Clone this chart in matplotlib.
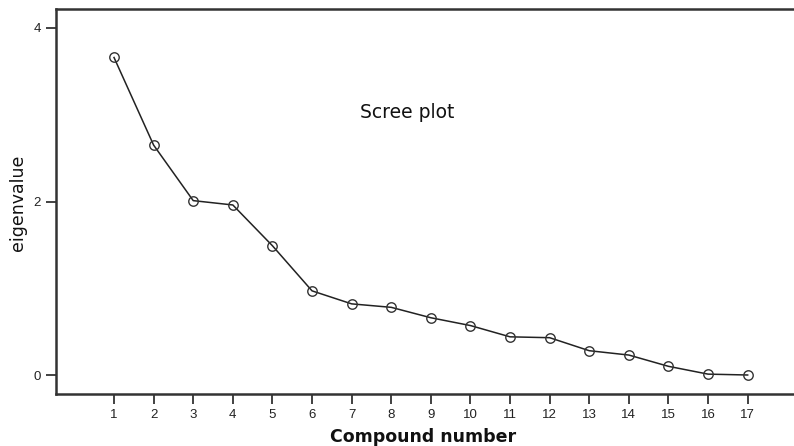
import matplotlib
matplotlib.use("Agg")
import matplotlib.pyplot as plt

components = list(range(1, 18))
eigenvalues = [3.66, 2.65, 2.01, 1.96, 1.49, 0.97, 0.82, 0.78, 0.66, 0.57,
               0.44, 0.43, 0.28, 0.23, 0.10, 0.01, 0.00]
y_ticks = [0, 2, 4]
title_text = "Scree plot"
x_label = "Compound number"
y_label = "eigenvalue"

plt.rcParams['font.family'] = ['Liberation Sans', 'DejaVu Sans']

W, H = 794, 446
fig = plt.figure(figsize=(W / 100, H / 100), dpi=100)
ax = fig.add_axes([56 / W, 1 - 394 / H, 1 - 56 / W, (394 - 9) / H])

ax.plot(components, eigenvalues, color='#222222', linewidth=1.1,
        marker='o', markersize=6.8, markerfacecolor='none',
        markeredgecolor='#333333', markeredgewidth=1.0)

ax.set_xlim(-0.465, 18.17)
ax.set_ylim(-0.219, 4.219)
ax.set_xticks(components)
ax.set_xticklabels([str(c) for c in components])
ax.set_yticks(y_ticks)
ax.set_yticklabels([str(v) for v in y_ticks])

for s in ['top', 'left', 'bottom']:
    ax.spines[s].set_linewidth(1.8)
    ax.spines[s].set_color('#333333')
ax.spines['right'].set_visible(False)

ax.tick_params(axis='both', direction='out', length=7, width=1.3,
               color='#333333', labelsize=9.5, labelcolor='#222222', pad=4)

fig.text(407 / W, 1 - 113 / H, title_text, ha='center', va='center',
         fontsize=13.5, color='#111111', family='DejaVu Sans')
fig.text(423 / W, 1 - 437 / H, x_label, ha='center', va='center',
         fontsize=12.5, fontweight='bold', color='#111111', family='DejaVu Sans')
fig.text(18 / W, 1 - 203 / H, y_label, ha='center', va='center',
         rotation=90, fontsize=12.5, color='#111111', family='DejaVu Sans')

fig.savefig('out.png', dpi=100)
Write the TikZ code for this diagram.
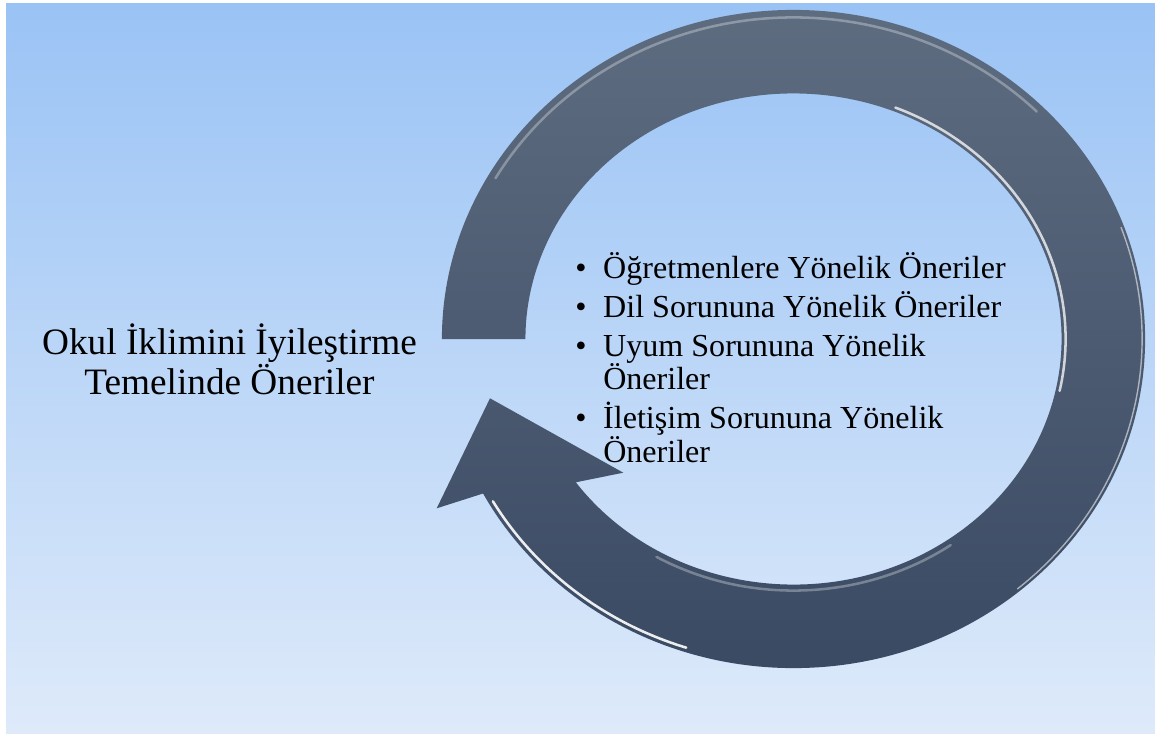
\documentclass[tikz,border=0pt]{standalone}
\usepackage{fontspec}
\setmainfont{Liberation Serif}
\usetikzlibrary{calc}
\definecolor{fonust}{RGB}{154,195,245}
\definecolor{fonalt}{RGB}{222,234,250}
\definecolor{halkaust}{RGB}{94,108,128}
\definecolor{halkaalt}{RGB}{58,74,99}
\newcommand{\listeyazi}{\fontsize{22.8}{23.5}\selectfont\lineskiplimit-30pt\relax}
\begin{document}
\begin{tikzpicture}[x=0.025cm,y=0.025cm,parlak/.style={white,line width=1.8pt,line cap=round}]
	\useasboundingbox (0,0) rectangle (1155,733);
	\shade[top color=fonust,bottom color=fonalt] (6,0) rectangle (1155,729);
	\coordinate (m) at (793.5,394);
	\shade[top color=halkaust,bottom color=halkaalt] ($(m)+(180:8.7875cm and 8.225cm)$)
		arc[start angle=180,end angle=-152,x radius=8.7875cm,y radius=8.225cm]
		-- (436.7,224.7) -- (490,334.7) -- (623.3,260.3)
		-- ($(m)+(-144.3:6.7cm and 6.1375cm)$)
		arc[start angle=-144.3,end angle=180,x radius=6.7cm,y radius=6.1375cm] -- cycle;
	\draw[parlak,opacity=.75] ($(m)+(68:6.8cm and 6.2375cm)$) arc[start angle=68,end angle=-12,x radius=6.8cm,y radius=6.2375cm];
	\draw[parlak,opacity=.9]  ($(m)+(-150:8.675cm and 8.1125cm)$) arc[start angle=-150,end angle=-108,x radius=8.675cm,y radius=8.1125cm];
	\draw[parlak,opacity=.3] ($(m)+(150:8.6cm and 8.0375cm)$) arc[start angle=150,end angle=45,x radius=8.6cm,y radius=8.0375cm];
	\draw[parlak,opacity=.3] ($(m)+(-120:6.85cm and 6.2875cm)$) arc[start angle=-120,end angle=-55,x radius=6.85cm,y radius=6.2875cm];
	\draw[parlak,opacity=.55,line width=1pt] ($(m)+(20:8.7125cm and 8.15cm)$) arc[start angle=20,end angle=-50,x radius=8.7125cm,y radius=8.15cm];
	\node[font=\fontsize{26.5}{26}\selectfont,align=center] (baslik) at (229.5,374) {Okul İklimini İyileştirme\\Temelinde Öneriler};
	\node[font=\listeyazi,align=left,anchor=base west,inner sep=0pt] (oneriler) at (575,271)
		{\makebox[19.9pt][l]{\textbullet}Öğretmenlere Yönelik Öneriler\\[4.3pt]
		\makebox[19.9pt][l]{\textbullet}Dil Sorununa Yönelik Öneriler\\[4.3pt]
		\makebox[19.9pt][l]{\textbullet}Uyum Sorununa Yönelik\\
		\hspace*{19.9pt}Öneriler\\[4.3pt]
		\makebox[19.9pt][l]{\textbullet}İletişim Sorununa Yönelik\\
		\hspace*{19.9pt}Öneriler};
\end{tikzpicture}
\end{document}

Objective: Return the material word for word. Pictures are not part of the copy.

Answer to the task:
Clone this chart in matplotlib.
import matplotlib
matplotlib.use("Agg")
import matplotlib.pyplot as plt

components = list(range(1, 18))
eigenvalues = [3.66, 2.65, 2.01, 1.96, 1.49, 0.97, 0.82, 0.78, 0.66, 0.57,
               0.44, 0.43, 0.28, 0.23, 0.10, 0.01, 0.00]
y_ticks = [0, 2, 4]
title_text = "Scree plot"
x_label = "Compound number"
y_label = "eigenvalue"

plt.rcParams['font.family'] = ['Liberation Sans', 'DejaVu Sans']

W, H = 794, 446
fig = plt.figure(figsize=(W / 100, H / 100), dpi=100)
ax = fig.add_axes([56 / W, 1 - 394 / H, 1 - 56 / W, (394 - 9) / H])

ax.plot(components, eigenvalues, color='#222222', linewidth=1.1,
        marker='o', markersize=6.8, markerfacecolor='none',
        markeredgecolor='#333333', markeredgewidth=1.0)

ax.set_xlim(-0.465, 18.17)
ax.set_ylim(-0.219, 4.219)
ax.set_xticks(components)
ax.set_xticklabels([str(c) for c in components])
ax.set_yticks(y_ticks)
ax.set_yticklabels([str(v) for v in y_ticks])

for s in ['top', 'left', 'bottom']:
    ax.spines[s].set_linewidth(1.8)
    ax.spines[s].set_color('#333333')
ax.spines['right'].set_visible(False)

ax.tick_params(axis='both', direction='out', length=7, width=1.3,
               color='#333333', labelsize=9.5, labelcolor='#222222', pad=4)

fig.text(407 / W, 1 - 113 / H, title_text, ha='center', va='center',
         fontsize=13.5, color='#111111', family='DejaVu Sans')
fig.text(423 / W, 1 - 437 / H, x_label, ha='center', va='center',
         fontsize=12.5, fontweight='bold', color='#111111', family='DejaVu Sans')
fig.text(18 / W, 1 - 203 / H, y_label, ha='center', va='center',
         rotation=90, fontsize=12.5, color='#111111', family='DejaVu Sans')

fig.savefig('out.png', dpi=100)
Write the TikZ code for this diagram.
\documentclass[tikz,border=0pt]{standalone}
\usepackage{fontspec}
\setmainfont{Liberation Serif}
\usetikzlibrary{calc}
\definecolor{fonust}{RGB}{154,195,245}
\definecolor{fonalt}{RGB}{222,234,250}
\definecolor{halkaust}{RGB}{94,108,128}
\definecolor{halkaalt}{RGB}{58,74,99}
\newcommand{\listeyazi}{\fontsize{22.8}{23.5}\selectfont\lineskiplimit-30pt\relax}
\begin{document}
\begin{tikzpicture}[x=0.025cm,y=0.025cm,parlak/.style={white,line width=1.8pt,line cap=round}]
	\useasboundingbox (0,0) rectangle (1155,733);
	\shade[top color=fonust,bottom color=fonalt] (6,0) rectangle (1155,729);
	\coordinate (m) at (793.5,394);
	\shade[top color=halkaust,bottom color=halkaalt] ($(m)+(180:8.7875cm and 8.225cm)$)
		arc[start angle=180,end angle=-152,x radius=8.7875cm,y radius=8.225cm]
		-- (436.7,224.7) -- (490,334.7) -- (623.3,260.3)
		-- ($(m)+(-144.3:6.7cm and 6.1375cm)$)
		arc[start angle=-144.3,end angle=180,x radius=6.7cm,y radius=6.1375cm] -- cycle;
	\draw[parlak,opacity=.75] ($(m)+(68:6.8cm and 6.2375cm)$) arc[start angle=68,end angle=-12,x radius=6.8cm,y radius=6.2375cm];
	\draw[parlak,opacity=.9]  ($(m)+(-150:8.675cm and 8.1125cm)$) arc[start angle=-150,end angle=-108,x radius=8.675cm,y radius=8.1125cm];
	\draw[parlak,opacity=.3] ($(m)+(150:8.6cm and 8.0375cm)$) arc[start angle=150,end angle=45,x radius=8.6cm,y radius=8.0375cm];
	\draw[parlak,opacity=.3] ($(m)+(-120:6.85cm and 6.2875cm)$) arc[start angle=-120,end angle=-55,x radius=6.85cm,y radius=6.2875cm];
	\draw[parlak,opacity=.55,line width=1pt] ($(m)+(20:8.7125cm and 8.15cm)$) arc[start angle=20,end angle=-50,x radius=8.7125cm,y radius=8.15cm];
	\node[font=\fontsize{26.5}{26}\selectfont,align=center] (baslik) at (229.5,374) {Okul İklimini İyileştirme\\Temelinde Öneriler};
	\node[font=\listeyazi,align=left,anchor=base west,inner sep=0pt] (oneriler) at (575,271)
		{\makebox[19.9pt][l]{\textbullet}Öğretmenlere Yönelik Öneriler\\[4.3pt]
		\makebox[19.9pt][l]{\textbullet}Dil Sorununa Yönelik Öneriler\\[4.3pt]
		\makebox[19.9pt][l]{\textbullet}Uyum Sorununa Yönelik\\
		\hspace*{19.9pt}Öneriler\\[4.3pt]
		\makebox[19.9pt][l]{\textbullet}İletişim Sorununa Yönelik\\
		\hspace*{19.9pt}Öneriler};
\end{tikzpicture}
\end{document}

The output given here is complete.